Infinite loop on master shutdown

Started by Kyotaro Horiguchialmost 8 years ago3 messageshackers
Jump to latest
#1Kyotaro Horiguchi
horikyota.ntt@gmail.com

Hello, as in pgsql-bug ML.

/messages/by-id/20180517.170021.24356216.horiguchi.kyotaro@lab.ntt.co.jp

Master can go into infinite loop on shutdown. But it is caused by
a broken database like storage rolled-back one. (The steps to
replay this is shown in the above mail.)

I think this can be avoided by rejecting a standby if it reports
that write LSN is smaller than flush LSN after catching up.

Is it worth fixing?

# The patch is slightly different from that I posted to -bugs.

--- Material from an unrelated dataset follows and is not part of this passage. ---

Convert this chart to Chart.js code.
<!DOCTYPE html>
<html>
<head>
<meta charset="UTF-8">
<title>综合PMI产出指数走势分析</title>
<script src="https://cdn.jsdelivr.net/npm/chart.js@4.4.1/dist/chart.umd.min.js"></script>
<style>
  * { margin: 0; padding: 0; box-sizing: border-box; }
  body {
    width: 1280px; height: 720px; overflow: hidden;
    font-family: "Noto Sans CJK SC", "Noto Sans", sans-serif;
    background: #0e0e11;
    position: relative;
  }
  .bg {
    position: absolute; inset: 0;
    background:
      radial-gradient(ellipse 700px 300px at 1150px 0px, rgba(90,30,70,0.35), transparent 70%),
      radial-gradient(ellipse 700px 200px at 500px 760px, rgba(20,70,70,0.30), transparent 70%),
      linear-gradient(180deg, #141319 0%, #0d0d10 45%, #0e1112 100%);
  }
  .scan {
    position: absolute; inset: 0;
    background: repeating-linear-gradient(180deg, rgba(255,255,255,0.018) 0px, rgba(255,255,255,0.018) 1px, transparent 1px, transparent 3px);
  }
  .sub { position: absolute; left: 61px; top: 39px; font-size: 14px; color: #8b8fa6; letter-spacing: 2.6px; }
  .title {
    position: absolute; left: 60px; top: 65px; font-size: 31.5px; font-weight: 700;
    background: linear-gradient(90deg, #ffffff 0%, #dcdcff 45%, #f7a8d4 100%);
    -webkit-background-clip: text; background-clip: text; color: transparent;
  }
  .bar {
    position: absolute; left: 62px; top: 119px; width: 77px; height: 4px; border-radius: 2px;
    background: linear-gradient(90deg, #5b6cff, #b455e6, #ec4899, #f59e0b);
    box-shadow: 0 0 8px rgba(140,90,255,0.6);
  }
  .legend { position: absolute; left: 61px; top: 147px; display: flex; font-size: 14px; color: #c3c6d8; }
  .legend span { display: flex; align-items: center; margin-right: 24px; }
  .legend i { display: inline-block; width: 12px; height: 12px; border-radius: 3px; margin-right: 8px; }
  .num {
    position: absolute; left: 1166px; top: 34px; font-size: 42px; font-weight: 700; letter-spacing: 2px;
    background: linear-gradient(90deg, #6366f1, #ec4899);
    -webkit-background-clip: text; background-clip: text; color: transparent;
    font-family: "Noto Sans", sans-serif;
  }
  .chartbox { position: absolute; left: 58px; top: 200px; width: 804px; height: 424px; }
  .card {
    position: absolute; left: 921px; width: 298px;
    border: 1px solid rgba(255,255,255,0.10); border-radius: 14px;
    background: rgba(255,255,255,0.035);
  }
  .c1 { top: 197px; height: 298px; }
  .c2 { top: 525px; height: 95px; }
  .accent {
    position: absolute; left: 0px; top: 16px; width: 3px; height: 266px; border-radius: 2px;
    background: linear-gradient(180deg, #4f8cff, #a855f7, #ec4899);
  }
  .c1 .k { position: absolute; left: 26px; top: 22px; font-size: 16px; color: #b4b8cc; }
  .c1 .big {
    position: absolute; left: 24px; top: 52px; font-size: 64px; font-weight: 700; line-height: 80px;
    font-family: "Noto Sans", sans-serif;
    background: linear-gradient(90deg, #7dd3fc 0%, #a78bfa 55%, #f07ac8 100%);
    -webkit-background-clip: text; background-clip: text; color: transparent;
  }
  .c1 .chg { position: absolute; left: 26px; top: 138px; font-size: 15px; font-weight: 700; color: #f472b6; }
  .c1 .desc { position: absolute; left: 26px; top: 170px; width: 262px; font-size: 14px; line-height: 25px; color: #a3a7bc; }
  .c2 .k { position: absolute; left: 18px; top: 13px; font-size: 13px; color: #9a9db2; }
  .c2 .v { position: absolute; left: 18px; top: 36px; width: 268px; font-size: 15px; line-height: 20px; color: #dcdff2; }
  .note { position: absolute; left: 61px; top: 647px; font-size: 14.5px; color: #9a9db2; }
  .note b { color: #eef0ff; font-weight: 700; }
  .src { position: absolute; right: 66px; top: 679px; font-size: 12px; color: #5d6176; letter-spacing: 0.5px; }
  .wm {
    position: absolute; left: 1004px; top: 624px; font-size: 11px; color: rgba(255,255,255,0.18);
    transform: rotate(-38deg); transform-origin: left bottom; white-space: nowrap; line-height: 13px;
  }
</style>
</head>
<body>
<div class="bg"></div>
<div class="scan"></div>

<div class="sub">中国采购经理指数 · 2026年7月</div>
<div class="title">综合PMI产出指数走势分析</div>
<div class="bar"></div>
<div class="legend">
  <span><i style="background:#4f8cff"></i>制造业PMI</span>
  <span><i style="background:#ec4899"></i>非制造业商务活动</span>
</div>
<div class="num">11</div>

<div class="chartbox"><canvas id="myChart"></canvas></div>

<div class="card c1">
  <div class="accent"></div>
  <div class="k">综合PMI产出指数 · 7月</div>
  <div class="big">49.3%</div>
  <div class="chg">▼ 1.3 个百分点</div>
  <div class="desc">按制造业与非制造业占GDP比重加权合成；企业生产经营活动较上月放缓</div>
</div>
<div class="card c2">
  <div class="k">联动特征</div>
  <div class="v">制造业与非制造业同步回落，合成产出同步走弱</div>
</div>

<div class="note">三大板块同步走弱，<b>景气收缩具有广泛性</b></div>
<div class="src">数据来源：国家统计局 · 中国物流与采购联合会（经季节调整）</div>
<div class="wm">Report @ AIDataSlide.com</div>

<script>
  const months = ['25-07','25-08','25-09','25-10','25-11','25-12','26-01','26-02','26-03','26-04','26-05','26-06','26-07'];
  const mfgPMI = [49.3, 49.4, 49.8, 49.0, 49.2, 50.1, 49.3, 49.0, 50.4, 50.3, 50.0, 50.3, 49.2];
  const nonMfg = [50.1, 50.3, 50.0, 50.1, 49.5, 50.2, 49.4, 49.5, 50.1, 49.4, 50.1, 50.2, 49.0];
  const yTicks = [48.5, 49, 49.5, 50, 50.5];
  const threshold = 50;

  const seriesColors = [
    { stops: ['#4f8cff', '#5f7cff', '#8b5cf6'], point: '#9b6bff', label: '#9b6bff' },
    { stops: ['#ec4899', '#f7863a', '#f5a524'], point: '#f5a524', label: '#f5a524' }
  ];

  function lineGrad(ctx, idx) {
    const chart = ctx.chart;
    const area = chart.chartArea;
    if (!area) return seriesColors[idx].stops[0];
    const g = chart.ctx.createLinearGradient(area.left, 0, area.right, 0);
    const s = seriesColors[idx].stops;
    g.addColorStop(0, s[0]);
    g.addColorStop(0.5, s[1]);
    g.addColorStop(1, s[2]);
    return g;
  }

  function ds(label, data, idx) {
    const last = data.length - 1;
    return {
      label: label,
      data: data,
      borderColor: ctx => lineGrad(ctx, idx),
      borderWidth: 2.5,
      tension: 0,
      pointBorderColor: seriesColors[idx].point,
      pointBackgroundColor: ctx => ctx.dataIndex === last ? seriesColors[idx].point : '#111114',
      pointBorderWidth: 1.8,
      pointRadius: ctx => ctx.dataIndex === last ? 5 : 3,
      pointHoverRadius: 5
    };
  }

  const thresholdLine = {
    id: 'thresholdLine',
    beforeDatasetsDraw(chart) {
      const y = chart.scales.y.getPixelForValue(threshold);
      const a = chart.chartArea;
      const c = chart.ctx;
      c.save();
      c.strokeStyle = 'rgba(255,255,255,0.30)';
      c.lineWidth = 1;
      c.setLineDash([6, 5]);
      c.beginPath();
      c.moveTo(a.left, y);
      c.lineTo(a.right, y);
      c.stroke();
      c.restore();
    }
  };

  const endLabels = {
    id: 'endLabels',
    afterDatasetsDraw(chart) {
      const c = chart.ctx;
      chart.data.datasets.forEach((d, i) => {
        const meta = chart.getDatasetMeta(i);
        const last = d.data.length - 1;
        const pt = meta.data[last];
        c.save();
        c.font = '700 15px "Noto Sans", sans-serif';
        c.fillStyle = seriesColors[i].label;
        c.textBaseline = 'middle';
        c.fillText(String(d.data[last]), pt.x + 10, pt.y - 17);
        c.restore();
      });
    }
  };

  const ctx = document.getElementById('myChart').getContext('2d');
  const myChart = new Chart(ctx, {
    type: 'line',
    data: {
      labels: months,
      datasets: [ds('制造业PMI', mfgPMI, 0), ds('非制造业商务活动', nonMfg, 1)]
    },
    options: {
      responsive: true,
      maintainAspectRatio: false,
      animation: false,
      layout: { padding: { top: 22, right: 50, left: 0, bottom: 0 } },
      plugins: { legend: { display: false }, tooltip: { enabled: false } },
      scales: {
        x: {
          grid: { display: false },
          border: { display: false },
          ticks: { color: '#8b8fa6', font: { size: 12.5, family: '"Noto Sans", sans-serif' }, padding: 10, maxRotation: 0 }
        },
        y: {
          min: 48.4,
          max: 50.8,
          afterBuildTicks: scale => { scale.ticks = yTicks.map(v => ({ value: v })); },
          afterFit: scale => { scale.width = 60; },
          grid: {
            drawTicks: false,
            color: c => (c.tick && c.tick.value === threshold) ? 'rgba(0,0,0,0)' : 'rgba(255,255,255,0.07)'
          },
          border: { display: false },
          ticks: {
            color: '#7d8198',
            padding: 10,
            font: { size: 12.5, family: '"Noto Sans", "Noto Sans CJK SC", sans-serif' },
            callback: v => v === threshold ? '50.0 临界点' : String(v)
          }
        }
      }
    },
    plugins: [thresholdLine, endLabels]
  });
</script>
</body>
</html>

It is enough to chek for the invalid state just once but the
patch continues the check.

regards,

--
Kyotaro Horiguchi
NTT Open Source Software Center

Attachments:

reject_invalid_standby.patchtext/x-patch; charset=us-asciiDownload+13-0
#2Andres Freund
andres@anarazel.de
In reply to: Kyotaro Horiguchi (#1)
Re: Infinite loop on master shutdown

Hi,

On 2018-05-17 17:19:00 +0900, Kyotaro HORIGUCHI wrote:

Hello, as in pgsql-bug ML.

/messages/by-id/20180517.170021.24356216.horiguchi.kyotaro@lab.ntt.co.jp

Master can go into infinite loop on shutdown. But it is caused by
a broken database like storage rolled-back one. (The steps to
replay this is shown in the above mail.)

I think this can be avoided by rejecting a standby if it reports
that write LSN is smaller than flush LSN after catching up.

Is it worth fixing?

I'm very doubtful. If you do bad stuff to a standby, bad things can
happen...

Greetings,

Andres Freund

#3Kyotaro Horiguchi
horikyota.ntt@gmail.com
In reply to: Andres Freund (#2)
Re: Infinite loop on master shutdown

At Thu, 17 May 2018 09:20:01 -0700, Andres Freund <andres@anarazel.de> wrote in <20180517162001.rzd7l6g2h66hvzvd@alap3.anarazel.de>

Hi,

On 2018-05-17 17:19:00 +0900, Kyotaro HORIGUCHI wrote:

Hello, as in pgsql-bug ML.

/messages/by-id/20180517.170021.24356216.horiguchi.kyotaro@lab.ntt.co.jp

Master can go into infinite loop on shutdown. But it is caused by
a broken database like storage rolled-back one. (The steps to
replay this is shown in the above mail.)

I think this can be avoided by rejecting a standby if it reports
that write LSN is smaller than flush LSN after catching up.

Is it worth fixing?

I'm very doubtful. If you do bad stuff to a standby, bad things can
happen...

Yes, I doubted its worthiness since I didn't find more natural
way to cause that.

Thanks for the opinion.

regards.

--
Kyotaro Horiguchi
NTT Open Source Software Center